- [WHAT TO PRODUCE]:
The lines from the top of the material below through the line containing "from matplotlib.patches import Wedge" are to be printed exactly, with pictures omitted.

--------------------------------

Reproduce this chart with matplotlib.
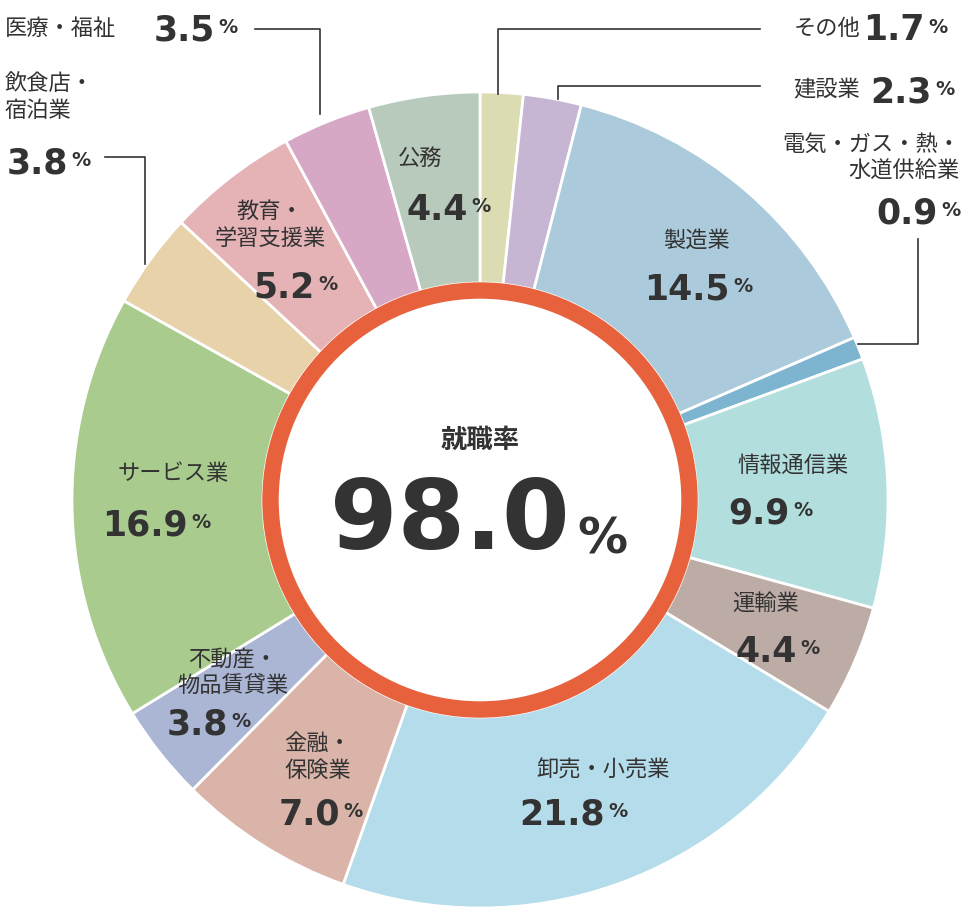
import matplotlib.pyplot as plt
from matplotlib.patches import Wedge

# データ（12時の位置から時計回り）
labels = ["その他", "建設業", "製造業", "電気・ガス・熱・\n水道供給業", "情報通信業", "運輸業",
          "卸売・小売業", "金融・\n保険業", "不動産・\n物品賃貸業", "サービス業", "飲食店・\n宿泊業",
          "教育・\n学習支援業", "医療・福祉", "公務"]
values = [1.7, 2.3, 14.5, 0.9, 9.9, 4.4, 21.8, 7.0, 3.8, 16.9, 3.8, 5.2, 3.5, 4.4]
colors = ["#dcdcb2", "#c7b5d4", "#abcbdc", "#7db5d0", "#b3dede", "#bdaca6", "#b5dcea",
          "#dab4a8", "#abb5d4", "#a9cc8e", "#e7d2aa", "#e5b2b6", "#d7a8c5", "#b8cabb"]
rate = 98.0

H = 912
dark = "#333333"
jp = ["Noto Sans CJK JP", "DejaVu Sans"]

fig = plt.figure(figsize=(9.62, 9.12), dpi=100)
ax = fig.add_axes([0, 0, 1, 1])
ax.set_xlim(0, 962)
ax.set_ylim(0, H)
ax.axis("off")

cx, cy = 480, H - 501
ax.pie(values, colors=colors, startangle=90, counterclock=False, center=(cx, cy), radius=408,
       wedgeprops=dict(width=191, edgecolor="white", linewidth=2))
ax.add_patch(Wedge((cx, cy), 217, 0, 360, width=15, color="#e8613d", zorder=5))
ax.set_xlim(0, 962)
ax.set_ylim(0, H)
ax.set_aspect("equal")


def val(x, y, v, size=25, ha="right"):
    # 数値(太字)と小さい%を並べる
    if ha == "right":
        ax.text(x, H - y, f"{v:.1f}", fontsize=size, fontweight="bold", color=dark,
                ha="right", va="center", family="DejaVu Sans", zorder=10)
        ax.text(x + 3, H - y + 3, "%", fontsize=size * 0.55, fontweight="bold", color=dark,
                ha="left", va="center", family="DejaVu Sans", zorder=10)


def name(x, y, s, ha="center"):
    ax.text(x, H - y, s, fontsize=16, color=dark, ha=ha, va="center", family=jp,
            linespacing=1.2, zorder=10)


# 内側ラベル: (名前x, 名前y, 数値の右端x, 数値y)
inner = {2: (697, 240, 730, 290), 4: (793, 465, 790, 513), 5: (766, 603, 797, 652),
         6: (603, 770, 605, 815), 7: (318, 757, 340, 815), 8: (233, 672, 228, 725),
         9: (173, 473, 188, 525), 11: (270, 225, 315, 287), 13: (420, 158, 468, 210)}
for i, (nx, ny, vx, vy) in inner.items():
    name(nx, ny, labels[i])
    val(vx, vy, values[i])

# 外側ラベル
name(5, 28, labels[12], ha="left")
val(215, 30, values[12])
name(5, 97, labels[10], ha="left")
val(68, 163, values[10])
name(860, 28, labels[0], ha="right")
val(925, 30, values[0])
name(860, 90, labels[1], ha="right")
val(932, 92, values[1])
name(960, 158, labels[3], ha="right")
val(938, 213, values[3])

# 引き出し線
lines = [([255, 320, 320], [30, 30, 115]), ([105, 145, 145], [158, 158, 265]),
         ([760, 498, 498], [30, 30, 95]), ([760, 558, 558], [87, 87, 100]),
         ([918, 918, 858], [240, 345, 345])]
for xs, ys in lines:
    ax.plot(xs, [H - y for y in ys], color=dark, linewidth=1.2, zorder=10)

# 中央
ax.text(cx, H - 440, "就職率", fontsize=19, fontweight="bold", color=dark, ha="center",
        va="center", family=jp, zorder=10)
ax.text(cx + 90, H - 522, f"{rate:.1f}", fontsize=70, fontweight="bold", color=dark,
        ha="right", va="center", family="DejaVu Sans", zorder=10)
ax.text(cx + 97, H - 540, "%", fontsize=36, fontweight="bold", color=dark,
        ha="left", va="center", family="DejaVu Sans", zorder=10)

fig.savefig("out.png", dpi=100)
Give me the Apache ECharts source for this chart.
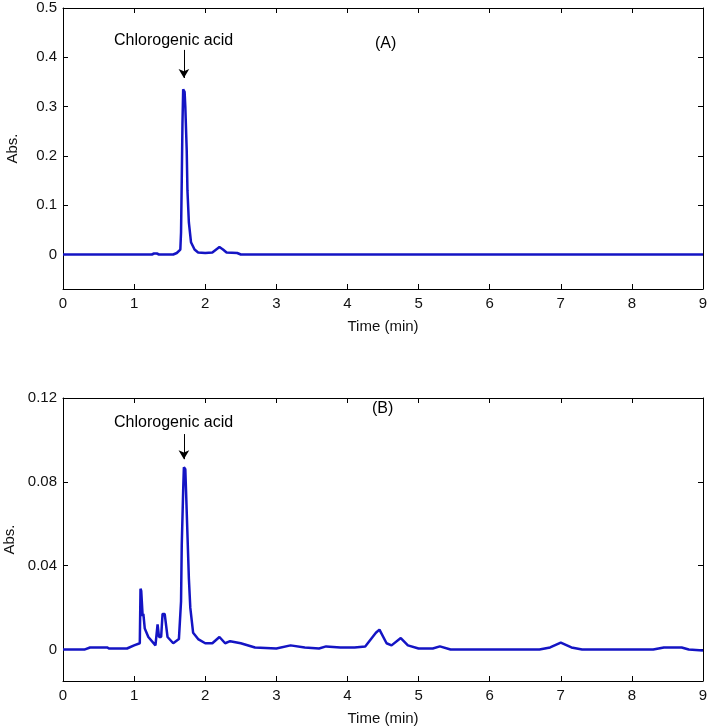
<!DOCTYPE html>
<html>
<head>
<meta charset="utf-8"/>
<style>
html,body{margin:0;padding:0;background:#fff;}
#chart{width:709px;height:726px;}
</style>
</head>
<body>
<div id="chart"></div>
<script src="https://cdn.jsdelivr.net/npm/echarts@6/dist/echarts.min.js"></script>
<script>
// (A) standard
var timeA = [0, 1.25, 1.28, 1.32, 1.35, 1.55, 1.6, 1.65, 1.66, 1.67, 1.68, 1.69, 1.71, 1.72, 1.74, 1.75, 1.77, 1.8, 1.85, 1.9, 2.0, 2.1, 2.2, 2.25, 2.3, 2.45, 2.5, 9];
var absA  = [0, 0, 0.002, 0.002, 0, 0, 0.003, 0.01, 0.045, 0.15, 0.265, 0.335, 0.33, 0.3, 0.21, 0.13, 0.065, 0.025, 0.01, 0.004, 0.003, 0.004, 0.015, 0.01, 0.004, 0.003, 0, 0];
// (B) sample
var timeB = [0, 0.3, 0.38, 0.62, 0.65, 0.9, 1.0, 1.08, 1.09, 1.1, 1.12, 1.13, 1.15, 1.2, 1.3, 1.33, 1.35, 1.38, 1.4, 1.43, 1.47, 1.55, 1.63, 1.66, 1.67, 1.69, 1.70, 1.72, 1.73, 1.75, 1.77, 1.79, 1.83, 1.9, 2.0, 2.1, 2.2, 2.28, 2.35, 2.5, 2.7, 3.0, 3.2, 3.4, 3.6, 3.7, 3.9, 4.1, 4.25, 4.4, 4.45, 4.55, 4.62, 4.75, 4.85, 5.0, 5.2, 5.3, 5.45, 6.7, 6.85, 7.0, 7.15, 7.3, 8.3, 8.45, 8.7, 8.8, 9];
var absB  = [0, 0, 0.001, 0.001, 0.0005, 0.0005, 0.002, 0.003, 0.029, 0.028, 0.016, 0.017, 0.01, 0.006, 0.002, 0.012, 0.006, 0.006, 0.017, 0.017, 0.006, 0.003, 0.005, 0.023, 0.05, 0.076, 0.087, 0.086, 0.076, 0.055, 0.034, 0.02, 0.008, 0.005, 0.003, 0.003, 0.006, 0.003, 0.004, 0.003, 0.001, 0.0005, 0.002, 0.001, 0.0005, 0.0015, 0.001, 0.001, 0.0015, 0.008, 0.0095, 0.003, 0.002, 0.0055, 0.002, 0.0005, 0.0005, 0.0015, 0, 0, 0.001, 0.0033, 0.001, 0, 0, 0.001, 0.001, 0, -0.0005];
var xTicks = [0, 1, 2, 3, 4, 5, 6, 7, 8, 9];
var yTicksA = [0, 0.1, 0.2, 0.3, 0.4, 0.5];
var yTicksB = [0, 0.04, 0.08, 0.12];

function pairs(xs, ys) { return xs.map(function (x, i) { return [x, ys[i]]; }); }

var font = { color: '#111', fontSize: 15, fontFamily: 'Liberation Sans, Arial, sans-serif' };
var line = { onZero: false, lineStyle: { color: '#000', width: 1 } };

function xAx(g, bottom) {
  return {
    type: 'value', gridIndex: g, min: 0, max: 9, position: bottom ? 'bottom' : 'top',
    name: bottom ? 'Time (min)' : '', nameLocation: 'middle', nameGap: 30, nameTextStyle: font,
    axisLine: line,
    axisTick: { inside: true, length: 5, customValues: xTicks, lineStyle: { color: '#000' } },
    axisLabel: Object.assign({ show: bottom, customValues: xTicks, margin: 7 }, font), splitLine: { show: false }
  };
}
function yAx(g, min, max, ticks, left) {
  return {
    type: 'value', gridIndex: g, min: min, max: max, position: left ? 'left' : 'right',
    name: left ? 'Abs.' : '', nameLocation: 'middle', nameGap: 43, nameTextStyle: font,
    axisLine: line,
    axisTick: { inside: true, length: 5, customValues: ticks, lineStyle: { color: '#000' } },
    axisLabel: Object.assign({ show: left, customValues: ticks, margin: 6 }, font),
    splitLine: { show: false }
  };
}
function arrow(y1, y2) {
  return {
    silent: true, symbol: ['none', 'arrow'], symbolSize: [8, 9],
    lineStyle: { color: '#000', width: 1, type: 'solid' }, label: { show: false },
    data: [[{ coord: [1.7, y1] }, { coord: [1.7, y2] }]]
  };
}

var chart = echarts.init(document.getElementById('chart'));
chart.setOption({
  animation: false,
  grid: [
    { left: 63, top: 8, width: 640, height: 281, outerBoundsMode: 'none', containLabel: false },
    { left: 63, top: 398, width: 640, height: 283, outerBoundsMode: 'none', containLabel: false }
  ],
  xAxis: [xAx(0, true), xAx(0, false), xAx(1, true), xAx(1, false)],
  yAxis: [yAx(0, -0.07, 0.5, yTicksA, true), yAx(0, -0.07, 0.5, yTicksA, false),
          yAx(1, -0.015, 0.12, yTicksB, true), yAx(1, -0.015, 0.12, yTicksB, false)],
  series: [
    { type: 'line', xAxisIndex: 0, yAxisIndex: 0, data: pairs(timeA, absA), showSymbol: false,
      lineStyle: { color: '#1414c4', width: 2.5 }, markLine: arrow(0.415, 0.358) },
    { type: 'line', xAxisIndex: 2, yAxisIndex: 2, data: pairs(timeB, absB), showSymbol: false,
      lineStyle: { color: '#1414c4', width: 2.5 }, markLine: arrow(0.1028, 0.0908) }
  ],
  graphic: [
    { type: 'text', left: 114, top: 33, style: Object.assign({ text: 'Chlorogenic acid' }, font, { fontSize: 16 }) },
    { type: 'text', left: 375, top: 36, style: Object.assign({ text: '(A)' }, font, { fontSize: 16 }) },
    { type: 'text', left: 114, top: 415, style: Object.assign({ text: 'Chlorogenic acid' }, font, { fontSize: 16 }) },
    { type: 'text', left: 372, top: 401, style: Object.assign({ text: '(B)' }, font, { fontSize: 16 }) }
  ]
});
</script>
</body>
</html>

--------------------------------

- [ANSWER IN FULL]:
Reproduce this chart with matplotlib.
import matplotlib.pyplot as plt
from matplotlib.patches import Wedge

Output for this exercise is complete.